Я не знаю, когда они явятся за мной. А незнание — оно топит тебя, затягивает похлеще любой трясины.
Всплесков наливаемого скотча больше не слышно — зато слышно, как Ким снова пьет. Наверное, уже из горла.
Пытаюсь нащупать его — он где-то рядом, но руки хватают только пустоту. Качаюсь. Думаю, что упаду. Но он меня ловит.
Быть слабой — отвратительно. И в жизни это моя самая навязчивая мысль: быть сильнее, чем обо мне думают. Быть волком в овечьей шкуре, чтобы все доверяли мне. Мне нравится водить людей за нос.
— Будешь собирать вещи? — спрашивает Ким, возвращая меня в вертикальное положение. Он не спрашивает, согласна ли я вообще уехать, не интересуется, что я об этом думаю. Вот так просто — будешь собирать?
Я киваю. Руки до сих пор дрожат, а сердце начинает биться быстрее. Врачи называют это волной внезапного страха, когда чувствуешь, ощущаешь, предчувствуешь что-то омерзительное. Возможно, даже со смертельным исходом.
— За кроватью рюкзак. В ванной на верхней полке большая косметичка. И одежды. На твой вкус.
Мне нравится давать Киму указания, нравится чувствовать, что он у меня мальчик на побегушках. Сделает, как я сказала, просто потому, что я буду делать это в десять раз дольше.

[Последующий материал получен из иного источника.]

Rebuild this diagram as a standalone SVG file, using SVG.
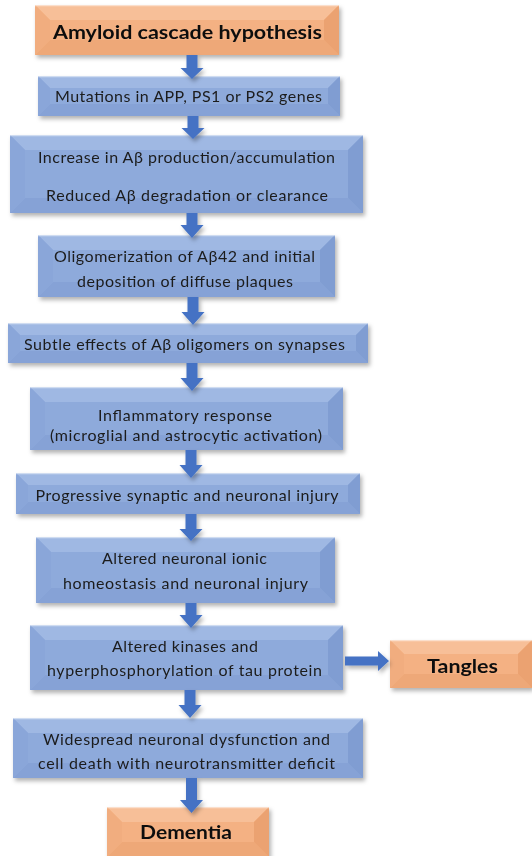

Ким фыркает, но все же уходит. Слышу, как у рюкзака расстегивается молния, как открывается дверца шкафа, а уже через четверть секунды закрывается. Чувствую, как он тянет меня за запястье.
— Пошли, — бормочет он.
И вытаскивает меня на улицу, даже не закрыв входную дверь.
…
На улице холодно — щеки и нос жжет легкий мороз. А дождя уже нет — только бесконечные лужи под ногами, и ноги мокнут.
Ким сажает меня в машину, резко, неаккуратно, как будто забывает, что я не вижу. Не клюет на мою удочку.
Мотор заводится с первого раза, и автоматически включается проигрыватель. Музыка легкая, классическая, как я люблю, вот только на Кима это не похоже.
— Почему? — спрашиваю. — Ким, почему ты помогаешь мне?
Я поворачиваюсь к нему лицом — по дыханию предполагаю, что там, по другую сторону от меня, на водительском сиденье и вправду Ким. Но я не уверена. Музыка, спокойствие, молчание — не похоже на него.
Он вздыхает тяжело, как столетний старец. И он не выспался — я чувствую, потому что тормозит он часто и резко, будто вообще не смотрит на дорогу. В такие моменты я жалею, что не вижу, где находится ремень безопасности.
— Кесси, лучше не задавай лишних вопросов, а то я могу и передумать. Можешь поспать пока — ехать далеко, — говорит он
За окном какой-то сельский пейзаж — я не знаю — воображаю. Пахнет скошенным сеном, поэтому так думаю. Дождь прекратился уже давно, но после него осталось такое сладкое послевкусие и промокшие ботинки.